Deo Gratias di Francesco Botti è tratto dal suo racconto L'angelo pubblicato nel collettaneo Boccaccio 2013 edito da Felici editore.
Il testo racconta dell'incontro casuale tra l'archeologo Antonio e Angelo, un giovane del Salento, bellissimo e tarantato (quella condizione tra il fisiologico e lo psichiatrico in cui verserebbero le persone morse dai ragni). Angelo danza come un fauno e Antonio prova un'immediata attrazione erotica per lui.
Lo spettacolo ellittico, allusivo, elegante, intrigante e seducente, è interpretato dallo stesso Botti, che firma anche la regia, e da Leonardo Lambruschini. Entrambi si dimostrano interpreti diseguali, il secondo ha una leggerezza nel movimento che manca al primo, che prevale invece nella recitazione, nella quale Lambruschini manca assai, non scandendo le parole come dovrebbe, finendo per compensare l'uno le mancanze dell'altro.
L'allestimento scenico si sviluppa su due diverse direttive una narrativa che riporta il racconto in prima persona di Antonio (interpretato senza soluzione di continuità da entrambi) e una coreografica che richiama nelle sue pose i quadri di Roberto Dragoni, ispirate ai Prigioni di Michelangelo Buonarroti, alcune riproduzioni dei quali sono poste sulla scena.
Due direttive che non sanno entrare in sinergia diventando nello svolgersi dello spettacolo sempre più strabiche e contraddittorie.
La coreografia, tributo seducente, sinuoso e liberatorio all'omoerotismo, è molto efficace nel restituire gli stati d'animo di Antonio, dall'ossessione compulsiva che lo colpisce dopo i pochi incontri con Angelo (Antonio si immagina che delle mosche lo visitino la notte non lasciandolo dormire, segno esteriore del suo disagio psichico), alla dirompenza dell'attrazione erotica per lui (splendido e impudico, senza essere volgare, il quadro che vede Antonio, le gambe aperte percorse dalle sue stesse mani guidate dal desiderio, legato alla sedia da Angelo) suggellando l'intesa sotterranea tra i due uomini che non necessita di parole (nel quadro, indimenticabile, cosparse le teste e i torsi con la creta, i due performer diventano lo stesso uomo).
Il racconto, invece, vira presto l'attrazione fisica totale di Antonio per Angelo - tanto da avere un orgasmo spontaneo quando se lo vede davanti - verso un portato psichico di sofferenza riportandogli alla memoria un episodio delittuoso che ha commesso nella sua infanzia, del quale Angelo, non si sa come, è a conoscenza.
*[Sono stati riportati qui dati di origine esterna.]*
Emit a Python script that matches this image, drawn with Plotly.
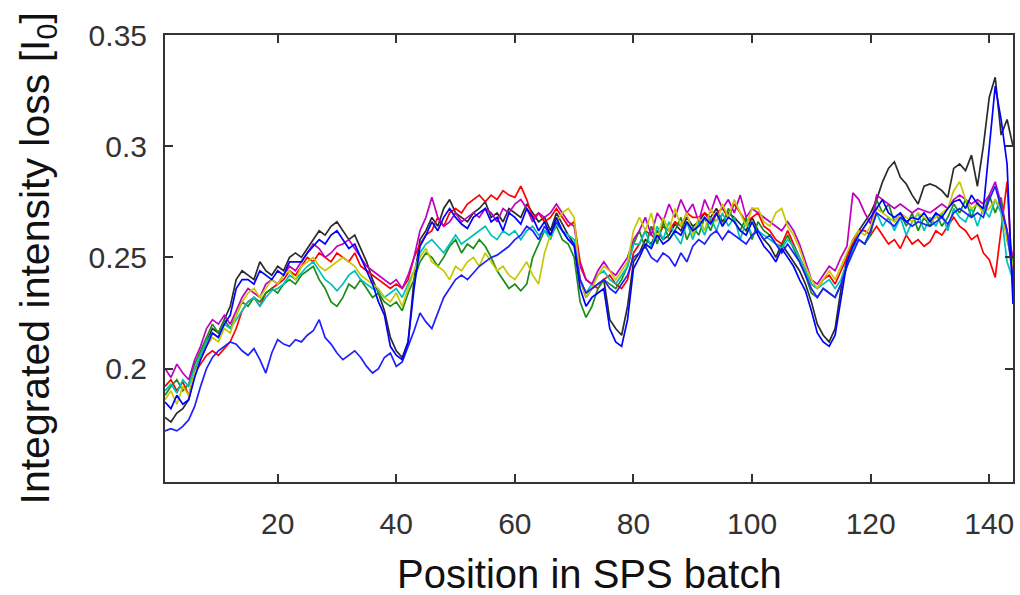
import plotly.graph_objects as go

# Bunch position in the SPS batch
position = list(range(1, 145))

# Integrated intensity loss, in units of 1e-3 I0
black_loss = [
    178,176,180,182,186,198,206,212,218,216,
    222,228,240,244,242,240,248,244,242,246,
    244,250,252,250,254,258,262,260,264,266,
    262,258,260,254,248,240,234,226,214,208,
    205,212,240,258,262,268,264,272,276,270,
    268,266,270,272,275,268,270,266,272,270,
    268,274,270,266,268,262,270,265,260,256,
    240,232,236,238,240,222,218,215,228,248,
    252,258,256,262,258,260,265,262,268,264,
    266,270,268,272,266,270,268,265,262,268,
    262,258,255,250,256,252,248,244,238,230,
    220,215,212,218,236,250,258,262,266,270,
    276,284,290,293,286,283,278,274,282,283,
    282,280,277,290,292,289,296,282,300,322,
    331,305,312,300,
]
red_loss = [
    192,195,190,194,188,198,202,206,208,206,
    209,212,218,226,230,232,228,234,236,238,
    240,244,242,246,250,248,252,250,248,252,
    250,248,252,246,244,242,240,238,236,238,
    236,240,250,256,260,262,268,264,270,272,
    270,274,276,278,275,278,276,280,278,277,
    282,276,268,270,266,268,272,268,264,266,
    248,240,238,236,240,242,238,236,240,252,
    256,262,260,258,264,262,266,264,270,268,
    268,270,266,270,272,268,274,270,266,268,
    270,264,262,258,256,262,256,250,244,238,
    236,240,242,238,244,250,256,262,262,260,
    264,260,256,258,254,260,256,258,255,257,
    262,260,264,268,264,262,258,260,252,249,
    241,262,284,236,
]
green_loss = [
    188,192,195,190,193,202,208,214,220,216,
    222,218,224,230,228,232,230,234,236,234,
    238,240,238,242,244,246,240,236,230,228,
    232,238,236,240,236,232,234,230,228,230,
    226,234,240,248,252,250,246,250,255,258,
    252,256,254,258,255,250,244,240,236,238,
    235,238,250,256,262,260,264,258,256,250,
    230,223,228,236,240,238,236,240,246,256,
    262,254,264,256,266,258,262,268,258,264,
    260,268,262,270,264,272,266,262,268,258,
    266,262,260,256,255,260,254,248,242,234,
    232,236,234,232,238,246,254,258,256,260,
    276,270,274,266,270,264,270,262,268,264,
    270,264,268,274,270,276,268,275,270,278,
    270,277,258,248,
]
cyan_loss = [
    190,193,189,195,192,200,206,212,216,214,
    220,218,222,226,230,232,228,232,235,236,
    238,242,240,243,246,248,244,240,238,235,
    238,242,244,240,238,236,235,232,234,236,
    232,238,244,252,256,258,255,252,256,260,
    256,258,260,262,264,260,258,262,260,262,
    258,262,264,260,262,258,265,262,260,258,
    240,234,238,242,244,240,238,242,246,256,
    256,262,254,264,258,266,260,256,266,258,
    266,260,268,262,270,264,268,258,266,260,
    262,260,258,256,254,258,255,250,244,238,
    236,238,240,236,240,248,254,258,256,262,
    270,264,268,262,268,260,266,270,262,268,
    264,270,262,272,268,266,272,264,272,268,
    276,270,248,240,
]
magenta_loss = [
    200,196,202,198,195,204,210,218,222,220,
    224,220,226,232,236,234,232,238,240,238,
    242,246,244,248,252,256,254,250,252,255,
    256,258,254,250,246,244,242,240,238,240,
    236,242,250,262,268,277,268,264,266,270,
    266,268,270,268,272,270,266,272,270,274,
    276,272,266,270,268,270,274,270,266,264,
    246,240,238,244,248,244,242,246,250,258,
    262,268,260,270,266,274,268,276,270,274,
    266,276,270,278,272,276,270,278,268,272,
    270,268,266,264,262,266,262,256,248,240,
    238,242,246,244,250,255,279,276,270,265,
    278,276,274,272,274,272,270,272,271,270,
    272,274,272,276,278,276,274,276,274,278,
    284,274,262,250,
]
yellow_loss = [
    186,190,184,192,188,198,204,210,214,212,
    218,216,224,230,234,236,232,236,240,238,
    242,244,240,246,248,250,246,244,246,248,
    250,248,246,242,240,238,236,232,230,234,
    228,236,244,250,254,248,246,244,240,246,
    244,248,250,246,252,248,244,246,242,240,
    244,248,242,238,252,260,266,270,272,268,
    240,232,236,242,246,244,240,244,248,262,
    268,262,270,258,268,262,272,264,270,260,
    268,262,272,266,274,268,276,270,264,272,
    272,266,264,270,272,264,260,254,246,240,
    236,240,244,240,246,252,258,262,260,264,
    272,270,268,266,270,268,266,270,268,266,
    268,270,272,280,284,276,272,274,270,272,
    276,272,258,246,
]
blue_low_loss = [
    172,173,172,174,177,183,192,200,205,208,
    210,212,211,208,206,209,204,198,207,213,
    211,210,213,212,215,217,222,214,211,207,
    204,206,208,205,201,198,200,205,207,201,
    203,210,217,225,221,218,225,232,236,240,
    242,240,243,246,248,250,251,253,255,258,
    260,264,262,258,264,260,266,262,258,256,
    240,234,236,238,240,236,234,238,242,250,
    252,255,250,248,252,250,246,252,248,255,
    258,256,260,262,258,262,260,258,256,260,
    262,258,260,256,252,256,252,248,242,236,
    232,236,234,232,238,246,252,258,256,262,
    270,268,266,264,268,266,264,266,265,264,
    266,268,265,270,272,270,268,270,268,276,
    282,272,262,240,
]
blue_loss = [
    185,182,188,184,186,196,204,210,216,214,
    220,224,236,240,240,238,244,242,240,244,
    242,248,248,248,252,255,258,256,260,262,
    258,254,256,250,244,238,230,224,210,206,
    204,212,236,255,260,266,262,268,272,268,
    265,263,268,270,272,266,268,262,270,268,
    265,272,268,262,266,260,268,262,258,255,
    236,228,232,234,236,218,212,210,222,245,
    250,256,254,260,256,258,262,260,266,262,
    264,268,265,270,264,268,266,262,260,266,
    260,255,252,248,254,250,246,240,235,226,
    216,212,210,215,232,248,255,260,264,268,
    272,276,270,268,270,266,268,267,270,266,
    270,268,272,275,276,272,278,274,272,300,
    327,312,292,229,
]

series = [
    ("black", black_loss, "#2b2b2b"),
    ("red", red_loss, "#ff0000"),
    ("green", green_loss, "#1a8c1a"),
    ("cyan", cyan_loss, "#00bfbf"),
    ("magenta", magenta_loss, "#c000c0"),
    ("yellow", yellow_loss, "#c8c800"),
    ("blue low", blue_low_loss, "#1f1fff"),
    ("blue", blue_loss, "#0000ff"),
]
for name, vals, _ in series:
    assert len(vals) == len(position), (name, len(vals))

fig = go.Figure()
for name, vals, color in series:
    fig.add_trace(go.Scatter(
        x=position, y=[v / 1000 for v in vals], mode="lines", name=name,
        line=dict(color=color, width=1.7), showlegend=False,
    ))

FONT = "Liberation Sans, Arial, sans-serif"
axis_common = dict(
    showgrid=False, zeroline=False, showline=True, linecolor="#333333", linewidth=2,
    mirror="ticks", ticks="inside", ticklen=8, tickwidth=1.5, tickcolor="#333333",
    tickfont=dict(family=FONT, size=30, color="#333333"),
)
fig.update_xaxes(range=[1, 144], tickvals=[20, 40, 60, 80, 100, 120, 140],
                 ticklabelstandoff=14, **axis_common)
fig.update_yaxes(range=[0.149, 0.35], tickvals=[0.2, 0.25, 0.3, 0.35],
                 ticktext=["0.2", "0.25", "0.3", "0.35"], ticklabelstandoff=10, **axis_common)

fig.update_layout(
    width=1020, height=595, plot_bgcolor="white", paper_bgcolor="white",
    margin=dict(l=165, r=5, t=35, b=113),
    annotations=[
        dict(text="Position in SPS batch", xref="paper", yref="paper", x=0.5, y=0,
             yshift=-92, xanchor="center", yanchor="middle", showarrow=False,
             font=dict(family=FONT, size=40, color="#111111")),
        dict(text="Integrated intensity loss [I<sub>0</sub>]", xref="paper", yref="paper",
             x=0, y=0.5, xshift=-128, xanchor="center", yanchor="middle", textangle=-90,
             showarrow=False,
             font=dict(family=FONT, size=41, color="#111111")),
    ],
)
fig.write_html(
    "out.html",
    config={"displayModeBar": False},
    post_script="document.body.style.margin='0px';document.body.style.overflow='hidden';",
)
Il racconto si fa sempre più cupo e malato fino al finale, brusco e improvviso, ne quale Antonio mette in gioco ravvisandone i segni di una presenza in entrambi, mentre indica dio come l'unico in grado di salvare e guarire le loro anime diversamente in pena.
Questa malignità condivisa (che indurrà Angelo a commettere un omicidio) individua nella possessione satanica la vera natura del legame tra desiderio omoerotico e tarantismo, tra attrazione erotica tra uomini e delirio, tra bellezza virile e ferina e delitto, tra omoerotismo e malattia mentale.
Una spiegazione che il racconto attesta senza preoccuparsi di chiarire se l'accostamento tra maligno e omoerotismo dipenda dalla natura dei due singoli personaggi oppure dall'omosessualità in sé.
Un equivoco cui lo spettacolo espone un pubblico come quello italiano che non percepisce l'omosessualità come una normale variante del comportamento umano (la definizione è del l'Organizzazione Mondiale della Sanità) ma la giudica ancora come disordine morale (come vuole la religione evocata alla fine del racconto).
Un disordine morale che Deo Gratias rischia di confermare involontariamente come condizione intrinseca dell'omoerotismo rendendo vano il lavoro coreutico di fascinazione e seduzione maschili.